Ryan Gosling and Michelle Williams star in this heartbreakingly bleak and poignant tale of two people fiercely falling in and out of love in the lifetime of a young girl. If the trailer have misled you to a Once-like sweet romantic meanderings of two people that are meant to be together, but can't, then you will be disappointed. If you go by the happy-go-lucky poster where the leads are smooching against a blue sky (not the one shown here), then you will be disappointed too.
Gosling and Williams play Dean and Cindy respectively. He is a stay-at-home husband with "too much potential" but no driving will to realise that potential. He has dedicated his life to be the best father to their 3-year-old daughter Frankie and a devoted, loving husband to Cindy. He enjoys the occasional Bud in the morning and he takes the occasional job of painting other people's homes.
Cindy is a nurse, a favourite of the doctors and co-workers. Despite a couple of pounds here and there, her looks still pull everyone towards her. She is more inward in expressing her feelings of yearning for another life she may have had had she not ended up with Dean.
Told as part of a contiguous narrative, we are also introduced to the young Dean and Cindy: how they met in the first place, how they fell in love, and how and why they decided to spend their lives together.
How these two people who seem to be truly, madly and deeply in love fell apart is not due to an event during the ensuing three years of marriage or an eroding love - their end was conceived when their commitment began. Dean's sacrifice hangs over Cindy's shoulder's as the guilt she cannot shake off. For Dean, this sacrifice was a turning point in which he finds his true calling in life.

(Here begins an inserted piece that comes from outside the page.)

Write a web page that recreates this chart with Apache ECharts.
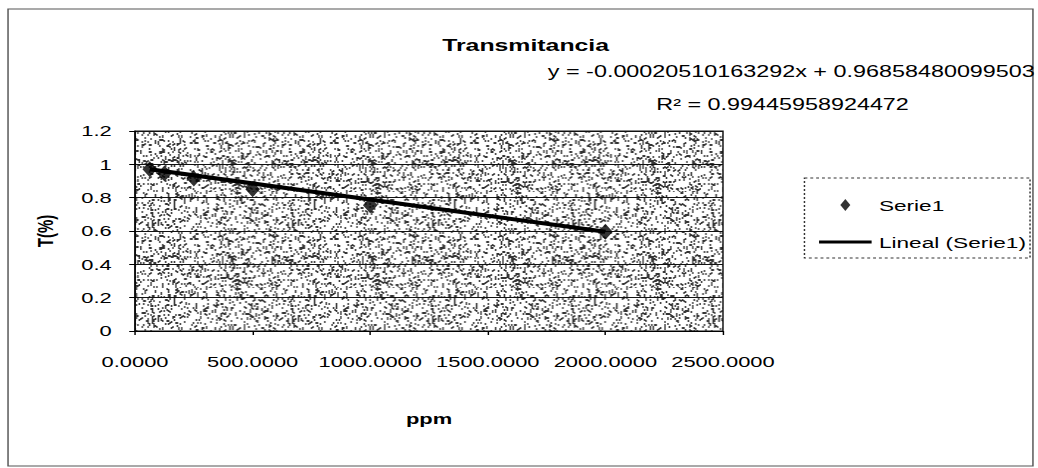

Co-writer / director Derek Cianfrance based the story on his parents' divorce and from the looks of if what is shown here is bleak, scarring and utterly dazzling. It sucks the very life out of you, drains you from your will to find a glimmer of hope in a series of events that can only end bad.
Not quite as graphically dark as Revolutionary Road (2008) was, nor as verbally abusive and vitriolic as Who's Afraid of Virginia Woolf? (1966), this will still leave you grasping for air once the credits roll.
So is it any good then?
Oh yes. Gosling and Williams give incredible performances - he is outwardly expressing everything that goes through his head. There are scenes where he repeats the same question over and over again, oblivious that this incessant repetition will not garner a response from the introverted Williams. Although the sequence in the sex motel ("This is like a robot's vagina" - an early contender for the line of the year) drags on slightly before a truly uncomfortable scene that shows the true state of their relationship. That was an exceptional piece of acting by Gosling and Williams.
Having said that, there are two other scenes that will stay in the audience's minds long after the credits roll, both occurring in the past: first is the scene prevalently used in the trailer when Dean plays a song to Cindy "in a goofy voice", while she tap-dances in front of a tailor's. Very indie, but a beautiful lump-in-your-throat moment. The second is when Cindy goes to a doctor and reveals secrets from her past. This scene is exceptionally shocking knowing Cindy's quiet character and her Catholic upbringing in a strictly patriarchal and unhappy environment.
Do not expect to come out with life-affirming, fuzzy feeling in your tummy. Blue Valentine knocks you out and hits you repeatedly when you're down. But it is a remarkable film nonetheless.